Floods and landslides are nothing unusual during Peruvian summers so the national disaster relief program should not have failed across the country. There is no reason, save a lack of unified political will.
Peru was not unprepared, yet Peruvians cannot shake the feeling that the summer could have been better, says Francesca Garcia, a reporter for the daily newspaper "El Comercio." She has been reporting from Lambayeque, in the northern part of the country, one of the four most affected regions in the country. She describes her impressions in a phone interview: "The situation is terrible. Hundreds, even thousands of people are literally standing in front of their lives in ruins." Since December 2016, floods and storms have left at least 90 people dead in Peru.
Almost every year, flooding occurs between the western side of the Peruvian Andes and the Pacific coast. Sometimes it is stronger, sometimes weaker and sometimes it is concentrated in only one region of the country. "The amount of rain was not foreseeable; that is obviously not the government's fault," says Garcia. "Nonetheless, the consequences did not have to be so devastating."
Peru's unused prevention budget
For a long time, Garcia and several of her colleagues have been involved in national disaster relief. Floods are not the only threat to the country. Peru - like the entire west coast of the Americas, East Asia and Oceania - is located along the Pacific Ring of Fire. At any time, earthquakes can occur, tsunamis can flood coastal areas or volcanoes can erupt.
The Peruvian government does attach considerable importance to the issue. A budget of 1.1 billion soles (approx. 320 million euros) has been allotted for disaster relief in 2017. Yet according to Garcia's research, less than eleven percent was used in the first three months of the year, meaning half of what was available. At the end of 2016, authorities had only used 75 percent of the allotted budget. In Lambayeque and the equally hard-hit Piura region, only two thirds of the funds had been used. Garcia believes that the money could have been used to avert some of the damages.
Disaster relief full of red tape
Peruvian Prime Minister Fernando Zavala admits that the state could do more.
At a special cabinet session on the Piura disaster, he said "We must do more – on a local, regional and central level." He was referring to the structure of the authorities, as disaster relief in Peru is organized in rather small fragments.
Depending on the scale of the natural disaster, the mayor of a city, the regional government or the government in Lima is responsible.
A profile in the Peruvian daily newspaper "El Comercio" maintains that this system causes exorbitant red tape, which then hinders the implementation of planned measures.
Minister of Defense Jorge Nieta, who is responsible for parts of disaster relief, goes a step further. In a TV interview after the latest floods, he spoke openly about corruption on local and regional levels, citing the fact that mayors grant permits to construct buildings in temporarily dried out rivers. "The river does not flow into the city; the city flows into the river."
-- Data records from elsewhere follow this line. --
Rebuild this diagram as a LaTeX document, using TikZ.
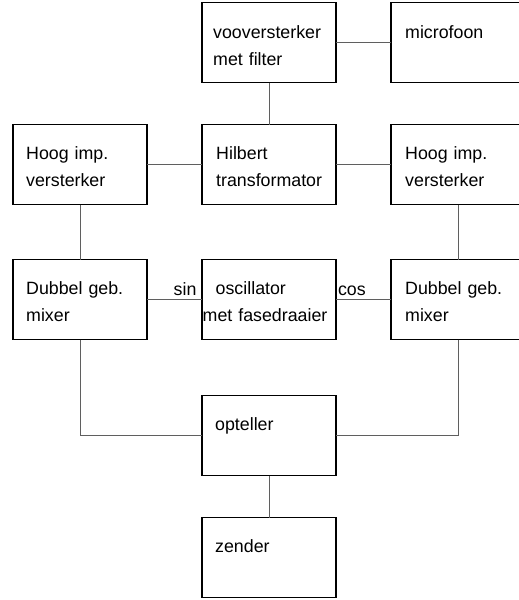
\documentclass[tikz,border=0pt]{standalone}
\usepackage{fontspec}
\setmainfont{Liberation Sans}
\usetikzlibrary{positioning}
\definecolor{wiregray}{RGB}{95,95,95}

\begin{document}
\begin{tikzpicture}[
  x=1pt, y=-1pt,
  node distance = 42pt and 55pt,
  box/.style = {
    draw=black, line width=1.1pt, outer sep=0pt,
    minimum width=134pt, minimum height=80pt, inner sep=0pt
  },
  txt/.style = {
    anchor=base west, inner sep=0pt, text width=130pt, align=left,
    font=\fontsize{17.8}{27}\selectfont
  },
  lbl/.style = { inner sep=0pt, font=\fontsize{17.8}{21}\selectfont },
  wire/.style = { draw=wiregray, line width=1pt }
]
\useasboundingbox[fill=white] (0,0) rectangle (519,600);

% boxes
\node[box] (voor) at (269,42.5) {};
\node[box, right=of voor]              (micro) {};
\node[box, below=of voor]              (hilb)  {};
\node[box, left=of hilb]               (hoogL) {};
\node[box, right=of hilb]              (hoogR) {};
\node[box, below=55pt of hilb]         (osc)   {};
\node[box, left=of osc]                (mixL)  {};
\node[box, right=of osc]               (mixR)  {};
\node[box, below=56pt of osc]          (opt)   {};
\node[box, below=of opt]               (zend)  {};

% texts
\node[txt] (voor-t)  at ([shift={(11pt,-36pt)}]voor.north west)  {vooversterker\\met filter};
\node[txt] (micro-t) at ([shift={(14pt,-36pt)}]micro.north west) {microfoon};
\node[txt] (hilb-t)  at ([shift={(14pt,-35pt)}]hilb.north west)  {Hilbert\\transformator};
\node[txt] (hoogL-t) at ([shift={(13pt,-35pt)}]hoogL.north west) {Hoog imp.\\versterker};
\node[txt] (hoogR-t) at ([shift={(14pt,-35pt)}]hoogR.north west) {Hoog imp.\\versterker};
\node[txt] (osc-t)   at ([shift={(0.5pt,-35pt)}]osc.north west)  {\hspace*{13pt}oscillator\\met fasedraaier};
\node[txt] (mixL-t)  at ([shift={(13pt,-35pt)}]mixL.north west)  {Dubbel geb.\\mixer};
\node[txt] (mixR-t)  at ([shift={(14pt,-35pt)}]mixR.north west)  {Dubbel geb.\\mixer};
\node[txt] (opt-t)   at ([shift={(13pt,-35pt)}]opt.north west)   {opteller};
\node[txt] (zend-t)  at ([shift={(13pt,-35pt)}]zend.north west)  {zender};

% connections
\draw[wire] (voor) -- (micro);
\draw[wire] (voor) -- (hilb);
\draw[wire] (hoogL) -- (hilb);
\draw[wire] (hilb) -- (hoogR);
\draw[wire] (hoogL) -- (mixL);
\draw[wire] (hoogR) -- (mixR);
\draw[wire] (mixL) -- node[lbl, pos=1, anchor=base east, xshift=-5pt, yshift=4.5pt] (sin) {sin} (osc);
\draw[wire] (osc) -- node[lbl, pos=0, anchor=base west, xshift=1.5pt, yshift=4.5pt] (cos) {cos} (mixR);
\draw[wire] (mixL.south) |- (opt.west);
\draw[wire] (mixR.south) |- (opt.east);
\draw[wire] (opt) -- (zend);

\end{tikzpicture}
\end{document}
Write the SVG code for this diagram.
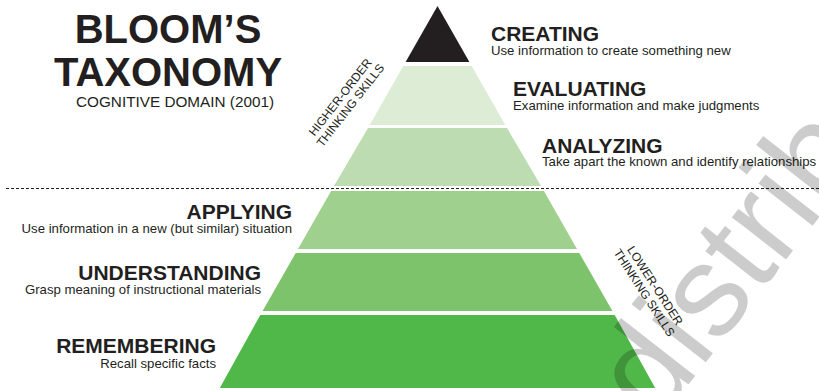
<svg xmlns="http://www.w3.org/2000/svg" width="819" height="391" viewBox="0 0 819 391">
<style>
  text { font-family: "Liberation Sans", Arial, sans-serif; fill: #231f20; }
  .title { font-size: 40px; font-weight: bold; text-anchor: middle; }
  .sub { font-size: 15.3px; }
  .head { font-size: 21px; font-weight: bold; }
  .desc { font-size: 13.2px; }
  .rot { font-size: 12px; text-anchor: middle; }
  .r { text-anchor: end; }
  .wm { font-size: 130px; fill: #000; fill-opacity: 0.2; }
</style>
<rect width="819" height="391" fill="#ffffff"/>
<g id="title">
  <text class="title" x="168" y="43">BLOOM’S</text>
  <text class="title" x="168" y="86">TAXONOMY</text>
  <text class="sub" x="76" y="107">COGNITIVE DOMAIN (2001)</text>
</g>
<g id="creating">
  <polygon points="437.5,6 469.4,62 405.6,62" fill="#231f20"/>
  <text class="head" x="491" y="41">CREATING</text>
  <text class="desc" x="491" y="55">Use information to create something new</text>
</g>
<g id="evaluating">
  <polygon points="403.3,66 471.7,66 505.3,125 369.7,125" fill="#dcecd5"/>
  <text class="head" x="513" y="96">EVALUATING</text>
  <text class="desc" x="513" y="110">Examine information and make judgments</text>
</g>
<g id="analyzing">
  <polygon points="368,128 507,128 541,186 334,186" fill="#bddcb1"/>
  <text class="head" x="542" y="153">ANALYZING</text>
  <text class="desc" x="542" y="166">Take apart the known and identify relationships</text>
</g>
<g id="applying">
  <polygon points="331.1,191 543.9,191 577,249 298,249" fill="#a0d08d"/>
  <text class="head r" x="292" y="219">APPLYING</text>
  <text class="desc r" x="292" y="233">Use information in a new (but similar) situation</text>
</g>
<g id="understanding">
  <polygon points="295.7,253 579.3,253 612.4,311 262.6,311" fill="#7dc36b"/>
  <text class="head r" x="261" y="280">UNDERSTANDING</text>
  <text class="desc r" x="261" y="294">Grasp meaning of instructional materials</text>
</g>
<g id="remembering">
  <polygon points="260.3,315 614.7,315 655.2,388 219.8,388" fill="#50b848"/>
  <text class="head r" x="216" y="353">REMEMBERING</text>
  <text class="desc r" x="216" y="368">Recall specific facts</text>
</g>
<g id="connectors">
  <line x1="6" y1="188.5" x2="819" y2="188.5" stroke="#231f20" stroke-width="1" stroke-dasharray="3,2"/>
</g>
<g id="higher-order" transform="translate(345,101) rotate(-52)">
  <text class="rot" x="0" y="-2">HIGHER-ORDER</text>
  <text class="rot" x="0" y="11">THINKING SKILLS</text>
</g>
<g id="lower-order" transform="translate(650,289) rotate(57)">
  <text class="rot" x="0" y="-2">LOWER-ORDER</text>
  <text class="rot" x="0" y="11">THINKING SKILLS</text>
</g>
<g id="watermark">
  <text class="wm" transform="translate(656,426) rotate(-52)">distrib</text>
</g>
</svg>
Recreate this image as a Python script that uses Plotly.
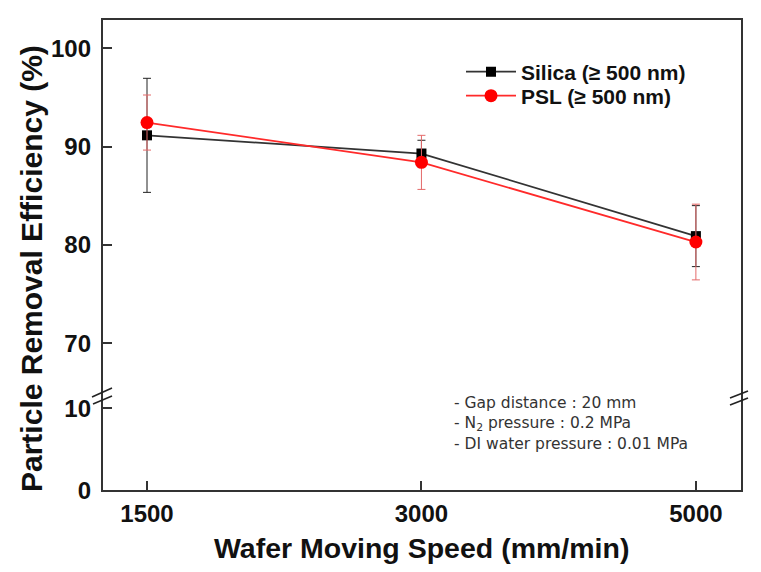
import plotly.graph_objects as go

# ---- data ----
speeds = ["1500", "3000", "5000"]
silica = [91.15, 89.3, 80.9]
silica_err = [5.8, 1.35, 3.1]
psl = [92.45, 88.4, 80.3]
psl_err = [2.8, 2.75, 3.85]
upper_ticks = [70, 80, 90, 100]
lower_ticks = [0, 10]
conditions = ["- Gap distance : 20 mm",
              "- N<sub>2</sub> pressure : 0.2 MPa",
              "- DI water pressure : 0.01 MPa"]

W, H = 761, 572
L, R, T, B = 102, 19, 19, 81
PW, PH = W - L - R, H - T - B
brk = (491 - 397) / PH  # domain split


def px(x):
    return (x - L) / PW


def py(y):
    return (H - B - y) / PH


BOLD = dict(family="Arial, Liberation Sans, sans-serif", color="#111", weight="bold")

fig = go.Figure()
fig.add_trace(go.Scatter(
    x=speeds, y=silica, name="Silica (\u2265 500 nm)", mode="lines+markers",
    line=dict(color="#333333", width=1.8),
    marker=dict(symbol="square", size=10, color="#000000"),
    error_y=dict(type="data", array=silica_err, color="#222222", thickness=1, width=4),
    xaxis="x", yaxis="y", legend="legend"))
fig.add_trace(go.Scatter(
    x=speeds, y=psl, name="PSL (\u2265 500 nm)", mode="lines+markers",
    line=dict(color="#ff2a2a", width=1.8),
    marker=dict(symbol="circle", size=13, color="#ff0000"),
    error_y=dict(type="data", array=psl_err, color="#e46a6a", thickness=1, width=4),
    xaxis="x", yaxis="y", legend="legend2"))
# empty trace so that the lower (0-10) axis segment exists
fig.add_trace(go.Scatter(x=speeds, y=[None] * len(speeds), xaxis="x", yaxis="y2",
                         mode="markers", showlegend=False, hoverinfo="skip"))

axis_common = dict(ticks="inside", ticklen=10, tickwidth=2, tickcolor="#333",
                   showgrid=False, zeroline=False, showline=False, automargin=False,
                   tickfont=dict(size=24, **BOLD))

legend_common = dict(xanchor="left", yanchor="middle", bgcolor="rgba(0,0,0,0)",
                     itemwidth=50, font=dict(size=21, **BOLD))

fig.update_layout(
    width=W, height=H,
    margin=dict(l=L, r=R, t=T, b=B, autoexpand=False),
    paper_bgcolor="white", plot_bgcolor="white",
    xaxis=dict(type="category", range=[-0.164, 2.168], anchor="y2",
               tickvals=speeds, ticktext=speeds, ticklabelstandoff=6, **axis_common),
    yaxis=dict(domain=[brk, 1], range=[64.54, 102.98], anchor="x",
               tickvals=upper_ticks, ticklabelstandoff=10, **axis_common),
    yaxis2=dict(domain=[0, brk], range=[0, 11.37], anchor="x",
                tickvals=lower_ticks, ticklabelstandoff=10, **axis_common),
    showlegend=True,
    legend=dict(x=px(461), y=py(72), **legend_common),
    legend2=dict(x=px(461), y=py(96), **legend_common),
)

shapes = [dict(type="rect", xref="paper", yref="paper", x0=0, x1=1, y0=0, y1=1,
               line=dict(color="#333", width=2))]
for (x0, y0, x1, y1) in [(92, 397, 112, 388), (93, 404, 112, 396),
                         (730, 398, 748, 391), (730, 405, 748, 398)]:
    shapes.append(dict(type="line", xref="paper", yref="paper",
                       x0=px(x0), y0=py(y0), x1=px(x1), y1=py(y1),
                       line=dict(color="#222", width=1.6)))
fig.update_layout(shapes=shapes)

ann = []
for i, t in enumerate(conditions):
    ann.append(dict(text=t, xref="paper", yref="paper", x=px(452), y=py(403 + 20.6 * i),
                    xanchor="left", yanchor="middle", showarrow=False,
                    font=dict(family="DejaVu Sans, sans-serif", size=15.5, color="#333")))
ann.append(dict(text="Wafer Moving Speed (mm/min)", xref="paper", yref="paper",
                x=px(421), y=py(548), xanchor="center", yanchor="middle", showarrow=False,
                font=dict(size=28.5, **BOLD)))
ann.append(dict(text="Particle Removal Efficiency (%)", xref="paper", yref="paper",
                x=px(31), y=py(269), xanchor="center", yanchor="middle", showarrow=False,
                textangle=-90, font=dict(size=30, **BOLD)))
fig.update_layout(annotations=ann)

fig.write_html("out.html", config={"displayModeBar": False},
               post_script="document.body.style.margin='0px';")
Now it is a matter of limiting the damage. Members of the opposition are already demanding that the government cancel the Pan American Games that are to be held in Peru in 2019. Many say that the money for the games could be spent on compensation for damages.
The government, however, has rejected the demands - which is understandable, says Sebastian Grundberger, director of the Konrad Adenauer Foundation, a German think tank associated with the Christian Democratic Union (CDU), in Peru. "The country has enough funds to pay for both."
Grundberger does not believe that bowing to the proposal to cancel the sporting event would achieve anything: "It is more likely to put the government under more pressure."
Grundberger considers these types of political maneuvers unreasonable: "In this situation the whole country should stand together." Considering that almost 700,000 people were affected by the floods - a very substantial number in a country of 30 million people - relief work must be prioritized over investigations into organizational structures and how they may hinder relief efforts.